It’s a cold and lonely world that director James Macdonald and set director Tom Pye have turned the Abbey stage into. Mounds of snow frame the set on either side – in the end when all pretence of societal ambition, when all limits af civilised life are given up, the snow will take over. Before this rooms of different sizes are superimposed, greyish walls, hinting at cloudy skies, a bare, cold setting, fit for lonely people. The antique furniture does not create a feeling of comfort and cosiness – they are painful reminders of what has already been lost.
Ibsen’s slowest, barest, bleakest play is a study of walking dead. People whose lives have long been over and who come to realise this in the course of an evening. Macdonald has assembled a stellar cast who can play all nuances of desperation, desparate hope, pretended grandeur or loneliness.
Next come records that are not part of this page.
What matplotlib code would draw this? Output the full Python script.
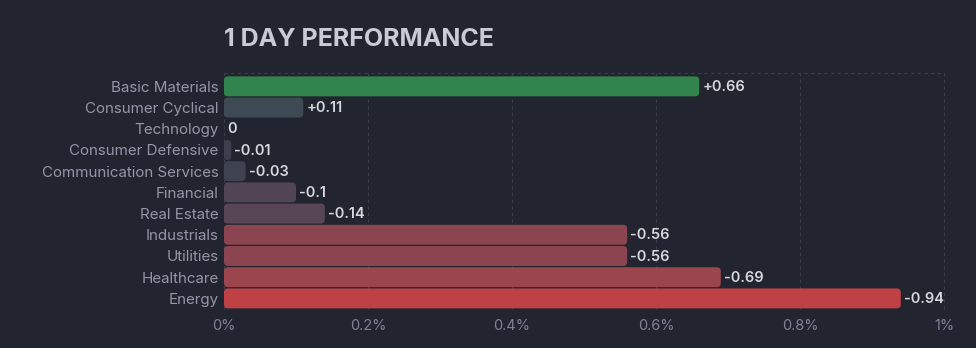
import matplotlib
matplotlib.use("Agg")
from matplotlib import pyplot as plt
from matplotlib.patches import FancyBboxPatch

sectors = ["Basic Materials", "Consumer Cyclical", "Technology", "Consumer Defensive",
           "Communication Services", "Financial", "Real Estate", "Industrials",
           "Utilities", "Healthcare", "Energy"]
changes = [0.66, 0.11, 0.0, -0.01, -0.03, -0.1, -0.14, -0.56, -0.56, -0.69, -0.94]
bar_colors = ["#31854c", "#3e4a53", "#3e4a53", "#3d404c", "#3f4250", "#514455",
              "#584556", "#8a4550", "#8a4550", "#9b454d", "#bf4146"]
xticks = [0, 0.2, 0.4, 0.6, 0.8, 1.0]
xtick_labels = ["0%", "0.2%", "0.4%", "0.6%", "0.8%", "1%"]

bg = "#22252f"
grid_c = "#3b3f4c"

plt.rcParams['font.family'] = ['Inter', 'DejaVu Sans']

fig = plt.figure(figsize=(9.76, 3.48), dpi=100, facecolor=bg)
ax = fig.add_axes([224 / 976, 1 - 309 / 348, 720 / 976, 236 / 348])
ax.set_facecolor(bg)

ax.set_xlim(0, 1.0)
ax.set_ylim(10.5, -0.63)

# px per data unit, used to keep the rounded corners round
px_x = 720 / 1.0
px_y = 236 / 11.13
radius_px = 4
bar_h = 0.94

for i, (v, c) in enumerate(zip(changes, bar_colors)):
    w = abs(v)
    if w > 0:
        r = min(radius_px / px_x, w / 2)
        box = FancyBboxPatch((0, i - bar_h / 2), w, bar_h,
                             boxstyle="round,pad=0,rounding_size=%f" % r,
                             mutation_aspect=px_x / px_y,
                             facecolor=c, edgecolor="none", zorder=3)
        ax.add_patch(box)
    if v > 0:
        lab = "+%g" % v
    elif v < 0:
        lab = "-%g" % abs(v)
    else:
        lab = "0"
    ax.text(w + 3 / px_x, i + 0.03, lab, va="center", ha="left", color="#d6d8de",
            fontsize=10.5, fontweight="semibold", zorder=4)

ax.set_yticks(range(len(sectors)))
ax.set_yticklabels(sectors, color="#9496a8", fontsize=10.9)
ax.set_xticks(xticks)
ax.set_xticklabels(xtick_labels, color="#7d8296", fontsize=10.5)
ax.tick_params(axis="both", length=0)
ax.tick_params(axis="y", pad=4)
ax.tick_params(axis="x", pad=7)

for s in ["left", "right", "bottom", "top"]:
    ax.spines[s].set_visible(False)
ax.grid(axis="x", color=grid_c, linestyle=(0, (3, 3)), linewidth=0.8, zorder=0)
ax.axhline(-0.63, color=grid_c, linestyle=(0, (3, 3)), linewidth=0.8, zorder=0)
ax.axhline(10.5, color=grid_c, linestyle=(0, (3, 3)), linewidth=0.8, zorder=0)
for line in ax.get_xgridlines():
    line.set_clip_on(False)

fig.text(224 / 976, 1 - 46 / 348, "1 DAY PERFORMANCE", color="#c8cad6",
         fontsize=18, fontweight="bold", ha="left", va="baseline")

fig.savefig("out.png", dpi=100, facecolor=bg)
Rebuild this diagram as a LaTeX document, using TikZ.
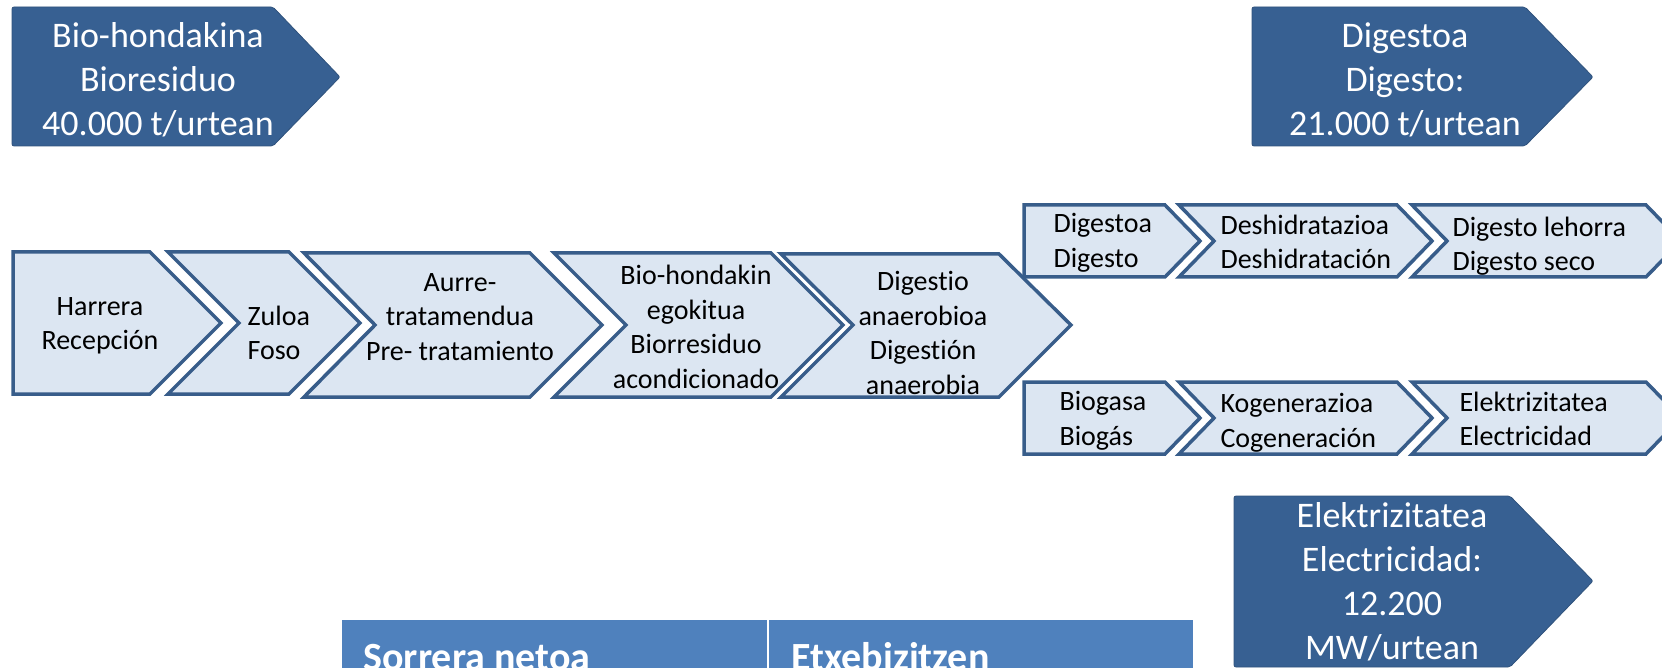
\documentclass[tikz,border=0pt]{standalone}
\usepackage{fontspec}
\setmainfont{Carlito}[Ligatures=NoCommon]
\usetikzlibrary{positioning}
\definecolor{chevfill}{HTML}{DCE6F2}
\definecolor{chevline}{HTML}{385D8A}
\definecolor{tagblue}{HTML}{376092}
\definecolor{tablehead}{HTML}{4F81BD}

\begin{document}
\begin{tikzpicture}[x=1pt, y=-1pt,
  chev/.style={fill=chevfill, draw=chevline, line width=3.5pt, line join=miter},
  tag/.style={fill=tagblue, draw=tagblue!85!black, line width=0.8pt, rounded corners=2pt},
  tagtext/.style={white, align=center, font=\fontsize{36}{44}\selectfont},
  steptext/.style={black, align=center, font=\fontsize{28}{34.5}\selectfont},
  subtext/.style={black, align=left, anchor=west, font=\fontsize{28}{34.5}\selectfont}]
  % Page frame
  \path[use as bounding box] (0,0) rectangle (1662,668);
  \clip (0,0) rectangle (1662,668);

  % Input and output tags (dark pentagons)
  \draw[tag] (12,7) -- (273,7) -- (340,77) -- (273,146) -- (12,146) -- cycle;
  \node[tagtext] (bioin) at (158,80) {Bio-hondakina\\Bioresiduo\\40.000 t/urtean};

  \draw[tag] (1252,7) -- (1525,7) -- (1593,77) -- (1525,146) -- (1252,146) -- cycle;
  \node[tagtext] (digout) at (1405,80) {Digestoa\\Digesto:\\21.000 t/urtean};

  \draw[tag] (1234,496) -- (1510,496) -- (1593,581) -- (1510,667) -- (1234,667) -- cycle;
  \node[tagtext] (elekout) at (1392,582) {Elektrizitatea\\Electricidad:\\12.200\\MW/urtean};

  % Main process chain
  \draw[chev] (13,252) -- (150,252) -- (221,323) -- (150,394) -- (13,394) -- cycle;
  \node[steptext] (harrera) at (100,326) {Harrera\\Recepción};

  \draw[chev] (168,252) -- (289,252) -- (360,323) -- (289,394) -- (168,394) -- (239,323) -- cycle;
  \node[subtext] (zuloa) at (244,333) {Zuloa\\Foso};

  \draw[chev] (304,253) -- (530,253) -- (602,325) -- (530,397) -- (304,397) -- (375,325) -- cycle;
  \node[steptext] (aurre) at (460,317) {Aurre-\\tratamendua\\Pre- tratamiento};

  \draw[chev] (554,253) -- (771,253) -- (843,325) -- (771,397) -- (554,397) -- (626,325) -- cycle;
  \node[steptext] (biohond) at (696,327) {Bio-hondakin\\egokitua\\Biorresiduo\\acondicionado};

  \draw[chev] (781,254) -- (999,254) -- (1071,325) -- (999,397) -- (781,397) -- (853,325) -- cycle;
  \node[steptext] (digestio) at (923,333) {Digestio\\anaerobioa\\Digestión\\anaerobia};

  % Digestate branch
  \draw[chev] (1024,205) -- (1165,205) -- (1200,241) -- (1165,277) -- (1024,277) -- cycle;
  \node[subtext] (digestoa) at (1050,243) {Digestoa\\Digesto};

  \draw[chev] (1179,205) -- (1397,205) -- (1432,241) -- (1397,277) -- (1179,277) -- (1214,241) -- cycle;
  \node[subtext] (deshid) at (1217,242) {Deshidratazioa\\Deshidratación};

  \draw[chev] (1412,205) -- (1646,205) -- (1681,241) -- (1646,277) -- (1412,277) -- (1447,241) -- cycle;
  \node[subtext] (lehorra) at (1449,246) {Digesto lehorra\\Digesto seco};

  % Biogas branch
  \draw[chev] (1024,382) -- (1165,382) -- (1200,418) -- (1165,454) -- (1024,454) -- cycle;
  \node[subtext] (biogasa) at (1056,421) {Biogasa\\Biogás};

  \draw[chev] (1179,382) -- (1397,382) -- (1432,418) -- (1397,454) -- (1179,454) -- (1214,418) -- cycle;
  \node[subtext] (kogen) at (1217,423) {Kogenerazioa\\Cogeneración};

  \draw[chev] (1412,382) -- (1646,382) -- (1681,418) -- (1646,454) -- (1412,454) -- (1447,418) -- cycle;
  \node[subtext] (elektri) at (1456,419) {Elektrizitatea\\Electricidad};

  % Table header (cut at the bottom)
  \fill[tablehead] (342,620) rectangle (1193,700);
  \draw[white, line width=2pt] (768,620) -- (768,700);
  \node[white, anchor=base west, font=\fontsize{40}{48}\selectfont\bfseries] (sorrera) at (360,670) {Sorrera netoa};
  \node[white, anchor=base west, font=\fontsize{40}{48}\selectfont\bfseries] (etxebiz) at (788,670) {Etxebizitzen};
\end{tikzpicture}
\end{document}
Fiona Shaw in particular, as the wife of the disgraced bank manager Borkman who sets all her hope in her son who she wants to restore the family honor, is frightening in her desperate bitterness, her futile struggle against annihilation. Alan Rickman, playing Borkman, is quieter, more reserved, but even more encaged in his belief in his greatness, or rather his clinging on to it despite knowing better. He resists the temptation to show of and creates much more intensity by holding back. Lindsay Duncan as Borkman’s great love and Mrs. Borkman’s sister pales a little as the most realistic, the most resigned of the protagonists.
The bleakness, the hopelessness is spot on but it’s never too much. And the main reason lies in Frank McGuinness who wrote this new, cleaner and fresher text version and James Mcdonald opting to explore the comic potential of this play that often leads to static, painfully slow and boring productions. Not much happens here, the story has been told, it’s over, except not everyone is aware of it. It’s difficult to stage but crew and cast have found a way. They turn the self-deception, the pretences of greatness, the hope against reality, they border on the ridiculous. In the hands of Rickman and Shaw in particular, the ridicolousness is released.
These are moments though which highlight the hopelessness of the aspirations rather than easing the weight of the despair. Through the laughter the walking dead become more visible. There is another temptation Macdonald avoids: He does not choose to transport the play into the present, an obvious idea in a time in which banks have become synonymous with the crisis facing the world economy. This is not a study on capitalism, it is a more universal story on human behaviour, on hope, hate, love, too, and the shells all of us hide in sometimes. The play shows what happens when we can’t leave them anymore.
The final act is a bit of a problem as finally the melodrama takes over leaving a sour taste. Up to this point though this is a well-balanced, intense production which proves the dramatic potential of this stubborn play.